= George Turnbull of Abbey St Bathans =

Scottish lawyer

George Turnbull of Abbey St Bathans WS FRSE (27 January 1793 – 27 February 1855) was a 19th-century Scottish lawyer, landowner and agricultural improver.

==Life==
Turnbull was born in 1793 at Abbey St Bathans in the Scottish Borders. His father, originally referred to as John Turnbull of Duns, had purchased Abbey St Bathans House from John Hume in 1786. Around 1790 he married Margaret Christie.

Around 1806, he was apprenticed to John Renton WS, an Edinburgh lawyer working from 4 North St James Street. In 1807 his father died and he inherited Abbey St Bathans, making major alterations to the house.

In 1816 Turnbull qualified as a Writer to the Signet and set up his own legal office in Edinburgh at 16 Charlotte Street. By the 1830s he had an office at 16 Thistle Street in the New Town but was living separately at a fine townhouse at 49 George Square in the South Side. In 1841 his son qualified as a Writer to the Signet and joined him in the firm at Thistle Street creating "W & J Turnbull WS".
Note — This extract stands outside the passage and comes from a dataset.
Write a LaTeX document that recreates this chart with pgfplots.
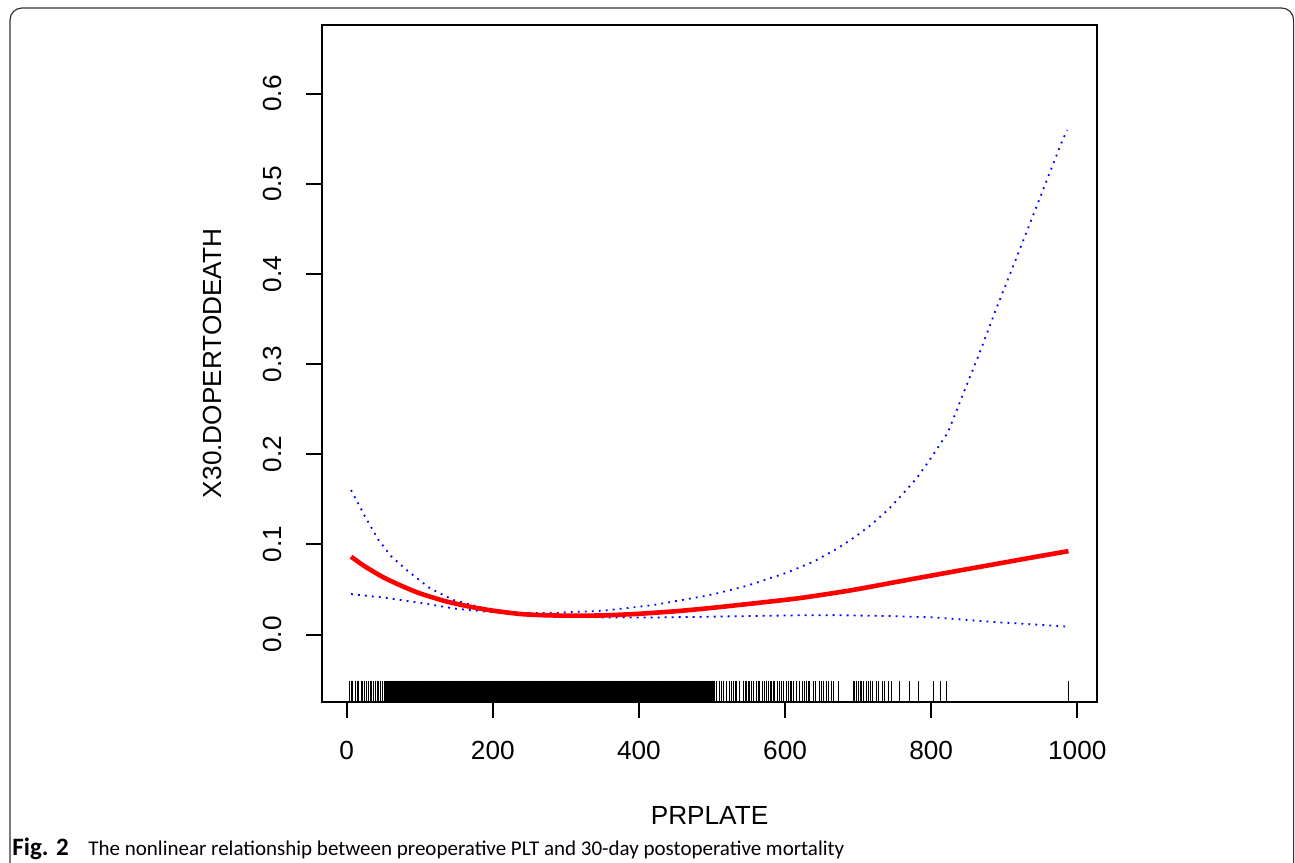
\documentclass[border=0pt]{standalone}
\usepackage{pgfplots}
\pgfplotsset{compat=1.18}
\usepackage{fontspec}
\setmainfont{Liberation Sans}
\newfontfamily\capfont{Carlito}
\begin{document}
\begin{tikzpicture}
\useasboundingbox (0pt,0pt) rectangle (647.5pt,431pt);
\clip (0pt,0pt) rectangle (647.5pt,431pt);
\draw[rounded corners=6pt, line width=0.6pt, black!80] (5pt,-30pt) rectangle (646.8pt,427pt);
\begin{axis}[
  at={(161pt,80.15pt)}, anchor=south west,
  scale only axis, width=387.5pt, height=338.35pt,
  xmin=-33.8, xmax=1027, ymin=-0.0745, ymax=0.676,
  axis line style={line width=1pt},
  every tick/.style={black, line width=1pt},
  tick align=outside, major tick length=8pt, tick pos=left,
  xtick={0,200,400,600,800,1000},
  xticklabels={0,200,400,600,800,1000},
  ytick={0,0.1,0.2,0.3,0.4,0.5,0.6},
  yticklabels={0.0,0.1,0.2,0.3,0.4,0.5,0.6},
  tick label style={font=\fontsize{13.1}{15}\selectfont},
  xticklabel shift=8pt,
  yticklabel style={rotate=90, anchor=south},
  yticklabel shift=8.5pt,
  xlabel={PRPLATE}, ylabel={X30.DOPERTODEATH},
  label style={font=\fontsize{13.1}{15}\selectfont},
  xlabel style={at={(axis description cs:0.5,-0.1677)}, anchor=center},
  ylabel style={at={(axis description cs:-0.1419,0.5)}, anchor=center},
]
% rug (dense part)
\addplot[only marks, mark=|, mark size=5.25pt, mark options={line width=0.8pt, black}] coordinates {
(52,-0.0628)(54,-0.0628)(56,-0.0628)(58,-0.0628)(60,-0.0628)(62,-0.0628)(64,-0.0628)(66,-0.0628)(68,-0.0628)(70,-0.0628)
(72,-0.0628)(74,-0.0628)(76,-0.0628)(78,-0.0628)(80,-0.0628)(82,-0.0628)(84,-0.0628)(86,-0.0628)(88,-0.0628)(90,-0.0628)
(92,-0.0628)(94,-0.0628)(96,-0.0628)(98,-0.0628)(100,-0.0628)(102,-0.0628)(104,-0.0628)(106,-0.0628)(108,-0.0628)(110,-0.0628)
(112,-0.0628)(114,-0.0628)(116,-0.0628)(118,-0.0628)(120,-0.0628)(122,-0.0628)(124,-0.0628)(126,-0.0628)(128,-0.0628)(130,-0.0628)
(132,-0.0628)(134,-0.0628)(136,-0.0628)(138,-0.0628)(140,-0.0628)(142,-0.0628)(144,-0.0628)(146,-0.0628)(148,-0.0628)(150,-0.0628)
(152,-0.0628)(154,-0.0628)(156,-0.0628)(158,-0.0628)(160,-0.0628)(162,-0.0628)(164,-0.0628)(166,-0.0628)(168,-0.0628)(170,-0.0628)
(172,-0.0628)(174,-0.0628)(176,-0.0628)(178,-0.0628)(180,-0.0628)(182,-0.0628)(184,-0.0628)(186,-0.0628)(188,-0.0628)(190,-0.0628)
(192,-0.0628)(194,-0.0628)(196,-0.0628)(198,-0.0628)(200,-0.0628)(202,-0.0628)(204,-0.0628)(206,-0.0628)(208,-0.0628)(210,-0.0628)
(212,-0.0628)(214,-0.0628)(216,-0.0628)(218,-0.0628)(220,-0.0628)(222,-0.0628)(224,-0.0628)(226,-0.0628)(228,-0.0628)(230,-0.0628)
(232,-0.0628)(234,-0.0628)(236,-0.0628)(238,-0.0628)(240,-0.0628)(242,-0.0628)(244,-0.0628)(246,-0.0628)(248,-0.0628)(250,-0.0628)
(252,-0.0628)(254,-0.0628)(256,-0.0628)(258,-0.0628)(260,-0.0628)(262,-0.0628)(264,-0.0628)(266,-0.0628)(268,-0.0628)(270,-0.0628)
(272,-0.0628)(274,-0.0628)(276,-0.0628)(278,-0.0628)(280,-0.0628)(282,-0.0628)(284,-0.0628)(286,-0.0628)(288,-0.0628)(290,-0.0628)
(292,-0.0628)(294,-0.0628)(296,-0.0628)(298,-0.0628)(300,-0.0628)(302,-0.0628)(304,-0.0628)(306,-0.0628)(308,-0.0628)(310,-0.0628)
(312,-0.0628)(314,-0.0628)(316,-0.0628)(318,-0.0628)(320,-0.0628)(322,-0.0628)(324,-0.0628)(326,-0.0628)(328,-0.0628)(330,-0.0628)
(332,-0.0628)(334,-0.0628)(336,-0.0628)(338,-0.0628)(340,-0.0628)(342,-0.0628)(344,-0.0628)(346,-0.0628)(348,-0.0628)(350,-0.0628)
(352,-0.0628)(354,-0.0628)(356,-0.0628)(358,-0.0628)(360,-0.0628)(362,-0.0628)(364,-0.0628)(366,-0.0628)(368,-0.0628)(370,-0.0628)
(372,-0.0628)(374,-0.0628)(376,-0.0628)(378,-0.0628)(380,-0.0628)(382,-0.0628)(384,-0.0628)(386,-0.0628)(388,-0.0628)(390,-0.0628)
(392,-0.0628)(394,-0.0628)(396,-0.0628)(398,-0.0628)(400,-0.0628)(402,-0.0628)(404,-0.0628)(406,-0.0628)(408,-0.0628)(410,-0.0628)
(412,-0.0628)(414,-0.0628)(416,-0.0628)(418,-0.0628)(420,-0.0628)(422,-0.0628)(424,-0.0628)(426,-0.0628)(428,-0.0628)(430,-0.0628)
(432,-0.0628)(434,-0.0628)(436,-0.0628)(438,-0.0628)(440,-0.0628)(442,-0.0628)(444,-0.0628)(446,-0.0628)(448,-0.0628)(450,-0.0628)
(452,-0.0628)(454,-0.0628)(456,-0.0628)(458,-0.0628)(460,-0.0628)(462,-0.0628)(464,-0.0628)(466,-0.0628)(468,-0.0628)(470,-0.0628)
(472,-0.0628)(474,-0.0628)(476,-0.0628)(478,-0.0628)(480,-0.0628)(482,-0.0628)(484,-0.0628)(486,-0.0628)(488,-0.0628)(490,-0.0628)
(492,-0.0628)(494,-0.0628)(496,-0.0628)(498,-0.0628)(500,-0.0628)(502,-0.0628)
};
% rug (sparse part)
\addplot[only marks, mark=|, mark size=5.25pt, mark options={line width=0.5pt, black}] coordinates {
(4.5,-0.0628)(6,-0.0628)(8.3,-0.0628)(11.4,-0.0628)(12.7,-0.0628)(14.6,-0.0628)(16.8,-0.0628)(19.6,-0.0628)(21.9,-0.0628)(24.1,-0.0628)
(27.4,-0.0628)(29.2,-0.0628)(31.9,-0.0628)(34.2,-0.0628)(36.4,-0.0628)(39.2,-0.0628)(41.9,-0.0628)(44.2,-0.0628)(46.5,-0.0628)(49.3,-0.0628)
(504,-0.0628)(506.4,-0.0628)(510,-0.0628)(513.3,-0.0628)(516.4,-0.0628)(520.1,-0.0628)(523.7,-0.0628)(527,-0.0628)(529.2,-0.0628)(531.5,-0.0628)
(533.8,-0.0628)(538.3,-0.0628)(542.9,-0.0628)(545.2,-0.0628)(547.5,-0.0628)(549.7,-0.0628)(552,-0.0628)(554.3,-0.0628)(556.5,-0.0628)(561.2,-0.0628)
(563.4,-0.0628)(565.7,-0.0628)(569.4,-0.0628)(572.5,-0.0628)(574.9,-0.0628)(577.1,-0.0628)(579.4,-0.0628)(581.7,-0.0628)(583.9,-0.0628)(586.2,-0.0628)
(589.4,-0.0628)(592.1,-0.0628)(595.4,-0.0628)(597.6,-0.0628)(601.3,-0.0628)(604.4,-0.0628)(606.8,-0.0628)(609.1,-0.0628)(612.2,-0.0628)(615.9,-0.0628)
(620.4,-0.0628)(624.1,-0.0628)(627.3,-0.0628)(629.6,-0.0628)(631.8,-0.0628)(634.1,-0.0628)(638.7,-0.0628)(641,-0.0628)(647.8,-0.0628)(650.1,-0.0628)
(652.4,-0.0628)(657,-0.0628)(659.2,-0.0628)(663.8,-0.0628)(666.1,-0.0628)(672.9,-0.0628)(693.4,-0.0628)(695.7,-0.0628)(698,-0.0628)(700.3,-0.0628)
(702.6,-0.0628)(704.9,-0.0628)(707.1,-0.0628)(711.7,-0.0628)(713.9,-0.0628)(716.3,-0.0628)(719.9,-0.0628)(724.5,-0.0628)(727.6,-0.0628)(733.6,-0.0628)
(736.8,-0.0628)(741.3,-0.0628)(745.9,-0.0628)(757.3,-0.0628)(771,-0.0628)(782.4,-0.0628)(802.9,-0.0628)(812.1,-0.0628)(821.2,-0.0628)(987.7,-0.0628)
};
% upper confidence limit
\addplot[blue, line width=0.9pt, dash pattern=on 0.9pt off 2.6pt] coordinates {
(6,0.1602)(25,0.1310)(43,0.1056)(60,0.0875)(82,0.0715)(114,0.0512)(146,0.0383)(192,0.0283)(237,0.0238)(283,0.0240)
(351,0.0264)(420,0.0327)(490,0.0427)(511,0.0464)(548,0.0541)(602,0.0685)(639,0.0808)(672,0.0956)(697,0.1089)(719,0.1225)
(741,0.1384)(761,0.1558)(780,0.1732)(797,0.1924)(813,0.2120)(823,0.2242)(841,0.2612)(866,0.3118)(890,0.3633)(915,0.4142)
(936,0.4575)(957,0.5011)(978,0.5447)(986,0.5595)
};
% lower confidence limit
\addplot[blue, line width=0.9pt, dash pattern=on 0.9pt off 2.6pt] coordinates {
(6,0.0449)(50,0.0410)(100,0.0353)(146,0.0290)(169,0.0270)(200,0.0248)(237,0.0227)(290,0.0203)(329,0.0192)(380,0.0188)
(420,0.0189)(484,0.0196)(560,0.0206)(620,0.0213)(666,0.0215)(740,0.0205)(803,0.0190)(849,0.0162)(894,0.0135)(940,0.0112)
(988,0.0087)
};
% fitted curve
\addplot[red, line width=2.3pt, smooth, tension=0.4] coordinates {
(6,0.0863)(25,0.0755)(50,0.0635)(75,0.0540)(100,0.0457)(135,0.0370)(169,0.0308)(200,0.0265)(237,0.0228)(270,0.0214)
(306,0.0209)(350,0.0212)(400,0.0230)(450,0.0258)(484,0.0283)(511,0.0305)(560,0.0348)(621,0.0405)(690,0.0490)(757,0.0590)
(825,0.0690)(894,0.0790)(940,0.0857)(988,0.0925)
};
\end{axis}
\node[anchor=base west, inner sep=0pt, font=\capfont\fontsize{12.5}{14}\selectfont] at (6pt,3.5pt) {\textbf{Fig. 2}};
\node[anchor=base west, inner sep=0pt, font=\capfont\fontsize{10.5}{12}\selectfont] at (44pt,3.5pt) {The nonlinear relationship between preoperative PLT and 30-day postoperative mortality};
\end{tikzpicture}
\end{document}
He was elected a Fellow of the Royal Society of Edinburgh in 1846. His proposer was John Cockburn.

He retained both his George Square house and Abbey St Bathans until death.

He died at George Square on 27 February 1855. His last will and testament are held at the National Archive in Kew.

His house in Edinburgh was demolished in the 1960s to allow expansion of the University of Edinburgh.

==Family==

In August 1817, he was married to Grace Brunton, youngest daughter of James Brunton of Lugton. Their children (at least five) included John Turnbull (1820-1891).